T() gives value initialization, which gives zero-initialization for a type other than a class, union or array. (§8.5/7 bullet 3): "otherwise, the object is zero-initialized." For an array, each element of the array is value initialized.

For an array, the content will be of an arbitrary value if it's auto storage class, but zero initialized if it's static storage class -- i.e., global (assuming, of course, that you don't specify any initialization).

Question 2

Regarding your first question, it is called value-initialization, and is well-covered in the standard (C++11 § 8.5 covers initialization in detail, with the specifics on () initialization and how it eventually leads to zero-initialization, starting with 8.5/16 (covers ()), which leads to 8.5/7 (value-initialization), and finally 8.5/5 (zero-initialization).

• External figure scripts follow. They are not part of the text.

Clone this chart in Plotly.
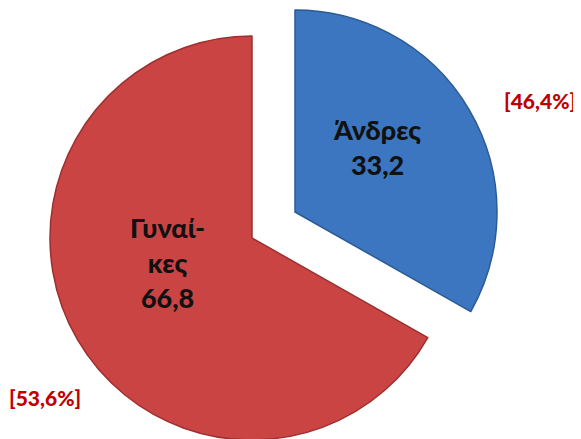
import plotly.graph_objects as go

# δεδομένα
LABELS = ["Άνδρες", "Γυναί-<br>κες"]
VALUES = [33.2, 66.8]
VALUE_TEXT = ["33,2", "66,8"]
SHARE_TEXT = ["[46,4%]", "[53,6%]"]
COLORS = ["#3c76c0", "#cb4444"]
EDGES = ["#2c5a94", "#9c2f2f"]

W, H = 581, 439
OFF = 8  # περιθώριο της σελίδας
FONT = "Lato, 'Open Sans', sans-serif"


def px_x(v):
    return (v - OFF) / W


def px_y(v):
    return 1 - (v - OFF) / H


fig = go.Figure()

# κάθε φέτα σε δικό της trace ώστε η μπλε να "τραβιέται" έξω χωρίς να μικραίνει η πίτα
domains = [
    dict(x=[px_x(93), px_x(497)], y=[px_y(414), px_y(10)]),  # Άνδρες
    dict(x=[px_x(50), px_x(454)], y=[max(0, px_y(440)), px_y(36)]),  # Γυναίκες
]
for i in range(len(VALUES)):
    colors = ["rgba(0,0,0,0)"] * len(VALUES)
    lines = ["rgba(0,0,0,0)"] * len(VALUES)
    colors[i] = COLORS[i]
    lines[i] = EDGES[i]
    fig.add_trace(go.Pie(
        labels=[l.replace("<br>", "") for l in LABELS], values=VALUES,
        sort=False, direction="clockwise", rotation=0,
        marker=dict(colors=colors, line=dict(color=lines, width=1.5)),
        textinfo="none", hoverinfo="label+value",
        domain=domains[i], showlegend=False,
    ))

# ετικέτες
label_pos = [(377, 147), (167, 262)]
share_pos = [(540, 100), (45, 397)]
for i in range(len(VALUES)):
    fig.add_annotation(
        x=px_x(label_pos[i][0]), y=px_y(label_pos[i][1]), xref="paper", yref="paper",
        xanchor="center", yanchor="middle",
        text=f"{LABELS[i]}<br>{VALUE_TEXT[i]}", showarrow=False,
        font=dict(family=FONT, size=27, color="#111111", weight=900), align="center",
    )
    fig.add_annotation(
        x=px_x(share_pos[i][0]), y=px_y(share_pos[i][1]), xref="paper", yref="paper",
        xanchor="center", yanchor="middle",
        text=SHARE_TEXT[i], showarrow=False,
        font=dict(family=FONT, size=21, color="#c00000", weight=900),
    )

fig.update_layout(
    width=W, height=H, margin=dict(t=0, l=0, r=0, b=0),
    paper_bgcolor="white", plot_bgcolor="white",
)
fig.write_html("out.html")
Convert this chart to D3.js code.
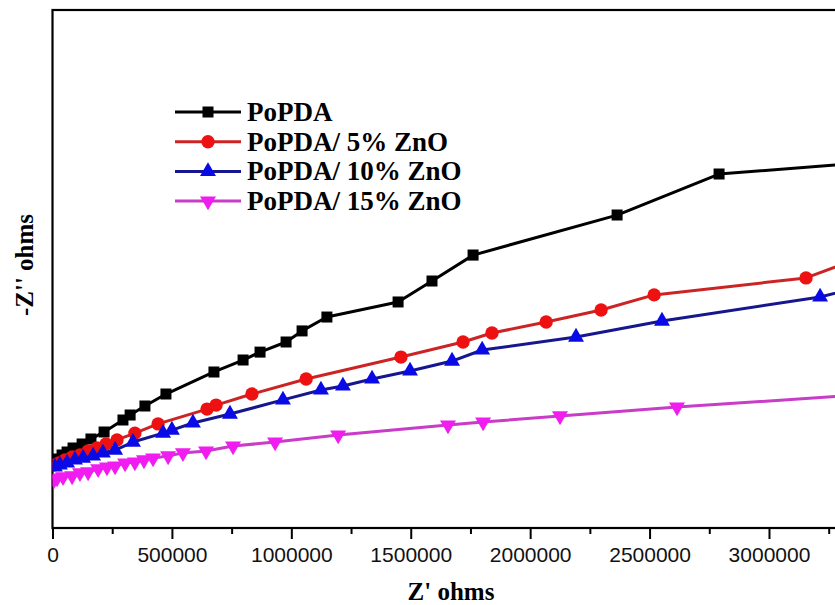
<!DOCTYPE html>
<html>
<head>
<meta charset="utf-8">
<script src="https://cdn.jsdelivr.net/npm/d3@7"></script>
<style>
  body { margin: 0; background: #fff; }
  .tick text { font-family: 'Liberation Sans', Arial, sans-serif; }
</style>
</head>
<body>
<div class="container"></div>
<script>
// Z' (ohms) and -Z'' (ohms)
const popdaX = [2000, 19000, 40000, 61000, 86000, 124000, 161000, 216000, 295000, 325000, 387000, 475000,
  676000, 798000, 869000, 978000, 1045000, 1149000, 1447000, 1589000, 1761000, 2364000, 2791000, 3381000];
const popdaY = [280000, 293000, 310000, 323000, 340000, 357000, 378000, 408000, 459000, 480000, 518000, 569000,
  663000, 713000, 747000, 790000, 837000, 896000, 960000, 1049000, 1159000, 1329000, 1503000, 1550000];

const zn5X = [10000, 27000, 52000, 82000, 115000, 149000, 186000, 224000, 270000, 345000, 442000, 647000,
  685000, 835000, 1062000, 1459000, 1719000, 1840000, 2067000, 2297000, 2519000, 3155000, 3381000];
const zn5Y = [268000, 276000, 289000, 302000, 310000, 327000, 340000, 357000, 374000, 403000, 442000, 505000,
  522000, 569000, 633000, 726000, 790000, 828000, 875000, 926000, 990000, 1062000, 1147000];

const zn10X = [10000, 31000, 61000, 94000, 128000, 170000, 211000, 262000, 337000, 463000, 500000, 588000,
  743000, 965000, 1124000, 1216000, 1338000, 1497000, 1673000, 1799000, 2192000, 2552000, 3214000, 3381000];
const zn10Y = [259000, 268000, 276000, 289000, 297000, 306000, 319000, 331000, 365000, 403000, 416000, 446000,
  484000, 544000, 586000, 603000, 633000, 667000, 709000, 756000, 811000, 879000, 981000, 1024000];

const zn15X = [6000, 19000, 44000, 82000, 115000, 149000, 191000, 228000, 262000, 304000, 345000, 383000,
  421000, 484000, 546000, 643000, 756000, 932000, 1196000, 1656000, 1803000, 2125000, 2615000, 3381000];
const zn15Y = [204000, 212000, 217000, 221000, 234000, 238000, 251000, 259000, 263000, 276000, 280000, 289000,
  297000, 306000, 319000, 327000, 348000, 365000, 395000, 437000, 450000, 476000, 514000, 565000];

const seriesNames = ['PoPDA', 'PoPDA/ 5% ZnO', 'PoPDA/ 10% ZnO', 'PoPDA/ 15% ZnO'];
const xTicks = [0, 500000, 1000000, 1500000, 2000000, 2500000, 3000000];
const xMinorTicks = [250000, 750000, 1250000, 1750000, 2250000, 2750000, 3250000];

let series = [
  { name: seriesNames[0], xs: popdaX, ys: popdaY, line: '#000000', fill: '#000000', shape: 'square' },
  { name: seriesNames[1], xs: zn5X, ys: zn5Y, line: '#cc2424', fill: '#ee1111', shape: 'circle' },
  { name: seriesNames[2], xs: zn10X, ys: zn10Y, line: '#16168e', fill: '#0a0ae6', shape: 'up' },
  { name: seriesNames[3], xs: zn15X, ys: zn15Y, line: '#c83cc8', fill: '#f01cf0', shape: 'down' }
];

let W = 835, H = 605;
let plotLeft = 52.5, plotTop = 10, plotBottom = 528;
let plotRight = plotLeft + 835.9;

let svg = d3.select('.container').append('svg')
  .attr('width', W).attr('height', H);

let x = d3.scaleLinear().domain([0, 3500000]).range([plotLeft, plotRight]);
let y = d3.scaleLinear().domain([0, 2200000]).range([plotBottom, plotTop]);

svg.append('clipPath').attr('id', 'plot')
  .append('rect').attr('x', plotLeft).attr('y', plotTop)
  .attr('width', plotRight - plotLeft).attr('height', plotBottom - plotTop);

// minor ticks
svg.append('g')
  .attr('transform', 'translate(0,' + plotBottom + ')')
  .call(d3.axisBottom(x).tickValues(xMinorTicks).tickSize(6).tickFormat(''))
  .call(g => g.select('.domain').remove())
  .selectAll('line').attr('stroke-width', 2);

// major ticks
let xAxis = svg.append('g')
  .attr('id', 'x-axis')
  .attr('transform', 'translate(0,' + plotBottom + ')')
  .call(d3.axisBottom(x).tickValues(xTicks).tickSize(11).tickPadding(8).tickFormat(d3.format('d')));
xAxis.select('.domain').remove();
xAxis.selectAll('line').attr('stroke-width', 2);
xAxis.selectAll('text').style('font-size', '21px').attr('fill', '#111');

// frame
svg.append('rect')
  .attr('x', plotLeft).attr('y', plotTop)
  .attr('width', plotRight - plotLeft).attr('height', plotBottom - plotTop)
  .attr('fill', 'none').attr('stroke', '#000').attr('stroke-width', 2.2);

let symbol = function (shape) {
  if (shape === 'square') return d3.symbol().type(d3.symbolSquare).size(121)();
  if (shape === 'circle') return d3.symbol().type(d3.symbolCircle).size(140)();
  return d3.symbol().type(d3.symbolTriangle).size(110)();
};

let plot = svg.append('g').attr('clip-path', 'url(#plot)');
let line = d3.line().x(d => x(d[0])).y(d => y(d[1]));

series.forEach(s => {
  let pts = s.xs.map((v, i) => [v, s.ys[i]]);
  let g = plot.append('g');
  g.append('path')
    .datum(pts)
    .attr('d', line)
    .attr('fill', 'none')
    .attr('stroke', s.line)
    .attr('stroke-width', 3)
    .attr('stroke-linejoin', 'round');
  g.selectAll('path.pt')
    .data(pts)
    .enter()
    .append('path')
    .attr('class', 'pt')
    .attr('d', symbol(s.shape))
    .attr('transform', d => 'translate(' + x(d[0]) + ',' + y(d[1]) + ')' + (s.shape === 'down' ? ' rotate(180)' : ''))
    .attr('fill', s.fill);
});

// legend
let legend = svg.append('g').attr('id', 'legend');
series.forEach((s, i) => {
  let ly = 112 + i * 29.7;
  legend.append('line')
    .attr('x1', 175).attr('x2', 241).attr('y1', ly).attr('y2', ly)
    .attr('stroke', s.line).attr('stroke-width', 3);
  legend.append('path')
    .attr('d', symbol(s.shape))
    .attr('transform', 'translate(208,' + ly + ')' + (s.shape === 'down' ? ' rotate(180)' : ''))
    .attr('fill', s.fill);
  legend.append('text')
    .attr('x', 247).attr('y', ly + 9)
    .style('font-family', "'Liberation Serif', 'Times New Roman', serif")
    .style('font-weight', 'bold')
    .style('font-size', '27px')
    .text(s.name);
});

// axis titles
svg.append('text')
  .attr('x', 451).attr('y', 600)
  .attr('text-anchor', 'middle')
  .style('font-family', "'Liberation Serif', 'Times New Roman', serif")
  .style('font-weight', 'bold')
  .style('font-size', '25px')
  .text("Z' ohms");

svg.append('text')
  .attr('transform', 'translate(33,265) rotate(-90)')
  .attr('text-anchor', 'middle')
  .style('font-family', "'Liberation Serif', 'Times New Roman', serif")
  .style('font-weight', 'bold')
  .style('font-size', '25px')
  .text("-Z'' ohms");
</script>
</body>
</html>
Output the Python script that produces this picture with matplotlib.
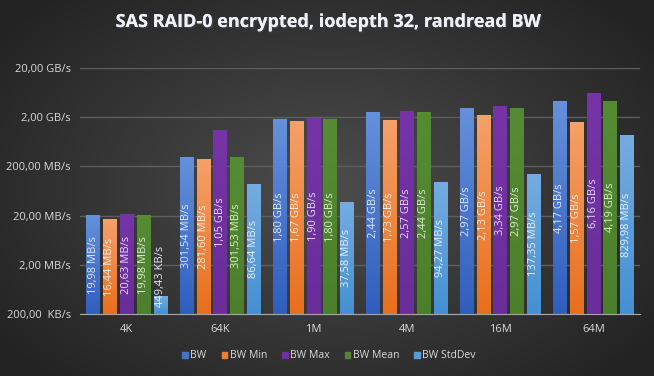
import numpy as np
import matplotlib
matplotlib.use("Agg")
import matplotlib.pyplot as plt
from matplotlib.image import BboxImage
from matplotlib.transforms import Bbox, TransformedBbox
import matplotlib.transforms as mtrans
import matplotlib.patheffects as pe

plt.rcParams['font.family'] = ['Open Sans', 'DejaVu Sans']

# werte in MB/s
blocks = ["4K", "64K", "1M", "4M", "16M", "64M"]
bw      = [19.98, 301.54, 1800, 2440, 2970, 4170]
bw_min  = [16.44, 281.60, 1670, 1730, 2130, 1570]
bw_max  = [20.63, 1050, 1900, 2570, 3340, 6160]
bw_mean = [19.98, 301.53, 1800, 2440, 2970, 4190]
bw_std  = [0.44943, 86.64, 37.58, 94.27, 137.35, 829.98]
series_names = ["BW", "BW Min", "BW Max", "BW Mean", "BW StdDev"]
tick_vals = [0.2, 2, 20, 200, 2000, 20000]
tick_labels = ["200,00  KB/s", "2,00 MB/s", "20,00 MB/s", "200,00 MB/s", "2,00 GB/s", "20,00 GB/s"]

series = [bw, bw_min, bw_max, bw_mean, bw_std]
# (oben, unten, legende, labelfarbe)
colors = [("#6590db", "#2f5ebd", "#4472c4", "#dfe6f5"),
          ("#f6a06a", "#e86f1c", "#ed7d31", "#fde8da"),
          ("#7634a8", "#6a2d9a", "#7030a0", "#e6d9f0"),
          ("#558c33", "#4c7f2c", "#548235", "#dcebd2"),
          ("#75acdf", "#4590d3", "#5b9bd5", "#e3eef9")]

def fmt(v):
    if v >= 1000:
        s, u = f"{v/1000:.2f}", "GB/s"
    elif v >= 1:
        s, u = f"{v:.2f}", "MB/s"
    else:
        s, u = f"{v*1000:.2f}", "KB/s"
    return s.replace(".", ",") + " " + u

fig = plt.figure(figsize=(6.54, 3.76), dpi=100)

# hintergrund: radialer verlauf
bg = fig.add_axes([0, 0, 1, 1], zorder=-5)
yy, xx = np.mgrid[-1:1:200j, -1:1:300j]
r = np.sqrt(xx**2 + (yy * 0.9)**2)
g = np.clip(0.30 - 0.13 * r, 0.14, 0.30)
bg.imshow(np.dstack([g, g, g]), aspect="auto", extent=[0, 1, 0, 1])
bg.axis("off")

ax = fig.add_axes([80/654, 1 - 314/376, 560/654, (314-68)/376])
ax.patch.set_alpha(0)
ax.set_yscale("log")
ax.set_ylim(0.2, 20000)
ax.set_xlim(-0.5, len(blocks) - 0.5)

step = 0.18
width = 0.143
x = np.arange(len(blocks))
for j, (vals, (ctop, cbot, cleg, clab)) in enumerate(zip(series, colors)):
    xs = x + (j - 2) * step
    bars = ax.bar(xs, vals, width=width, bottom=0.2, color=cleg, zorder=2,
                  label=series_names[j])
    grad = np.linspace(0, 1, 64).reshape(-1, 1)
    c1 = np.array(matplotlib.colors.to_rgb(ctop))
    c2 = np.array(matplotlib.colors.to_rgb(cbot))
    img = c1[None, None, :] * (1 - grad[..., None]) + c2[None, None, :] * grad[..., None]
    for b, v, xc in zip(bars, vals, xs):
        bb = TransformedBbox(Bbox([[xc - width/2, 0.2], [xc + width/2, v]]), ax.transData)
        bi = BboxImage(bb, interpolation="bilinear", zorder=3)
        bi.set_data(img)
        ax.add_artist(bi)
        b.set_alpha(0)
        # label mittig im balken, bei kurzen balken unten verankert
        if np.log10(v / 0.2) > 1.3:
            ax.text(xc, np.sqrt(0.2 * v), fmt(v), rotation=90, ha="center", va="center",
                    color=clab, fontsize=8, zorder=4)
        else:
            off = mtrans.offset_copy(ax.transData, fig=fig, y=5, units="points")
            ax.text(xc, 0.2, fmt(v), rotation=90, ha="center", va="bottom",
                    color=clab, fontsize=8, zorder=4, transform=off)

ax.set_yticks(tick_vals)
ax.set_yticklabels(tick_labels)
ax.minorticks_off()
ax.set_xticks(x)
ax.set_xticklabels(blocks)
ax.tick_params(axis="both", length=0, colors="#d9d9d9", labelsize=8)
ax.tick_params(axis="y", pad=6.5)
ax.tick_params(axis="x", pad=7)
ax.grid(axis="y", color="#5e5e5e", lw=1, zorder=0)
for s in ["top", "right", "left"]:
    ax.spines[s].set_visible(False)
ax.spines["bottom"].set_color("#a6a6a6")
ax.spines["bottom"].set_zorder(5)

handles = [plt.Rectangle((0, 0), 1, 1, color=c[2]) for c in colors]
leg = fig.legend(handles, series_names, loc="center", bbox_to_anchor=(0.503, 1 - 356/376),
                 ncol=5, frameon=False, fontsize=7.5, handlelength=0.55, handleheight=0.55,
                 handletextpad=0.2, columnspacing=1.46)
for t in leg.get_texts():
    t.set_color("#d9d9d9")

fig.text(0.5, 1 - 22/376, "SAS RAID-0 encrypted, iodepth 32, randread BW", ha="center",
         va="center", fontsize=13, fontweight="bold", color="#eef2f8",
         path_effects=[pe.withSimplePatchShadow(offset=(1, -1), alpha=0.6), pe.Normal()])

fig.savefig("out.png", dpi=100)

Regarding std::array<T,N>, if T is a class-type the constructors will fire for each element (user-provided or default if none are provided by the user). If default construction happens default-initialization will fire (which isn't very exciting). By the standard (8.5/6), each element is default-initialized. For T that is not a class type this is effectively the same as T ar[N]; which as you have pointed out, is indeterminate as well (because it is default initialized, which by the standard "no initialization is performed.".

Finally, if static storage is declared for your fixed array of non-class-type, it resides in zero-filled memory on inception. For automatic storage, its back to "no initialization is performed." as your end-game.

I hope i didn't miss something (and I know i'll hear it if I did). There are lots of interesting questions on SO that cover areas like this. If I get a chance I'll link a few.